Dog's new trick: finding inmates' cellphones
(Dan Morse/Washington Post) |
THE WASHINGTON POST
We could all use one from time to time: a dog that can find the darn cellphone.
Maryland has three. Their job is to sniff out phones smuggled into prisons.
"Seek," Sgt. David Brosky told his dog Alba this week, offering a public demonstration at the former Maryland House of Correction in Jessup.
Alba made her way through an unoccupied prison cell until she came upon a rolled-up pair of jeans on a bed. She sat, a signal she had found something.
"Good girrrrrrrrrrl," said Brosky, a corrections officer, handing the dog a ball, a reward for finding the black cellphone tucked in the pants.

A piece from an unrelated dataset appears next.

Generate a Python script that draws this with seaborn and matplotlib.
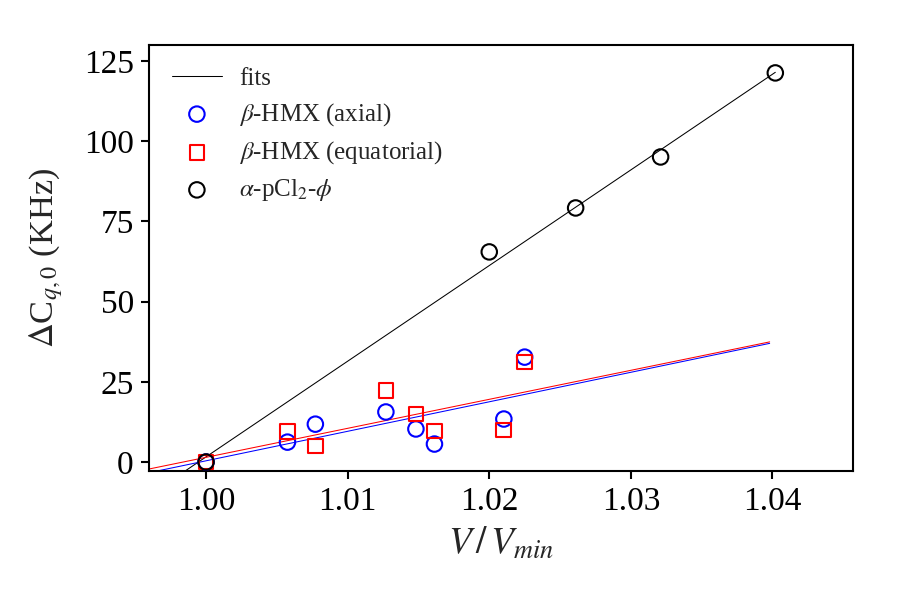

The state's trained dogs -- Tazz and Rudd, along with Alba -- could be the solution to a problem facing prison administrators nationwide, a solution taking hold in the Washington region.
Smuggled cellphones allow inmates to run criminal enterprises, threaten witnesses and warn fellow inmates about the movements of correctional officers, state officials said.
"Cellphones are perhaps the worst type of contraband," Gary D. Maynard, Maryland's secretary of public safety and correctional services, said. "In most cases, they provide an easy, continuing connection back to the inmate's life on the street."
As cellphones have become smaller, they have become easier to hide. They are smuggled into prisons by inmates on work-release programs, visiting family members, contractors working in the facilities and corrections officers, state officials said. In some cases, phones have been tossed over fences to prisoners, officials said.
Inmates don't just use the phones; they trade and sell them, sometimes for as much as $350.
The three Maryland dogs have been trained to smell cellphones using techniques employed to teach dogs to smell drugs. It isn't clear which parts of phones the dogs detect, but the animals probably take in a combination of odors from various sections, said Maj. Peter Anderson, who heads up the state's K-9 operations for prisons.
It's harder for dogs to detect cellphones than marijuana, Anderson said. But it was clear that Alba and Tazz (Rudd didn't participate) were up to the challenge.
The dogs were asked to find phones more than a half-dozen times and failed only once to find their target in 30 seconds. At one point, Alba, a Belgian malinois, passed small TVs and a VCR before stopping at a TV that had a cellphone inside.
In the past year, the Virginia prison system has had six dogs trained to detect cellphones. "It seems to work very well for us so far," said Larry Traylor, a spokesman for the Virginia Department of Corrections.
Virginia hired a California dog-training company, All States K-9 Detection. The owner, Harlen "Lamb" Lambert, said "everybody wants to know" how to train the dogs. It's a secret he's not about to give away, he said.
Lambert said inmates have been known to conceal phones in jars of peanut butter and wrap them in waterproof plastic and submerge them in toilets, two tricks he said do not fool dogs he has trained. Lambert said he has trained 11 dogs, including Virginia's, and is training 13 others.
This month, the D.C. Department of Corrections plans to have Maryland officials train its drug-finding dogs to sniff out cellphones. "No matter how long it takes, we're going to get proficiency on this," said Devon Brown, director of the department.
Anderson said he had heard about cellphone-sniffing dogs in Great Britain and figured he could train dogs himself. He started in April.
Tazz, a male springer spaniel, was trained first, because of his history of skilled drug work. He was trained with a variety of phones. After two weeks, Anderson said he thought to himself, "This is doable."
Anderson predicted that the use of such dogs will become more popular.
"I think every state will be doing this in a short time," he said.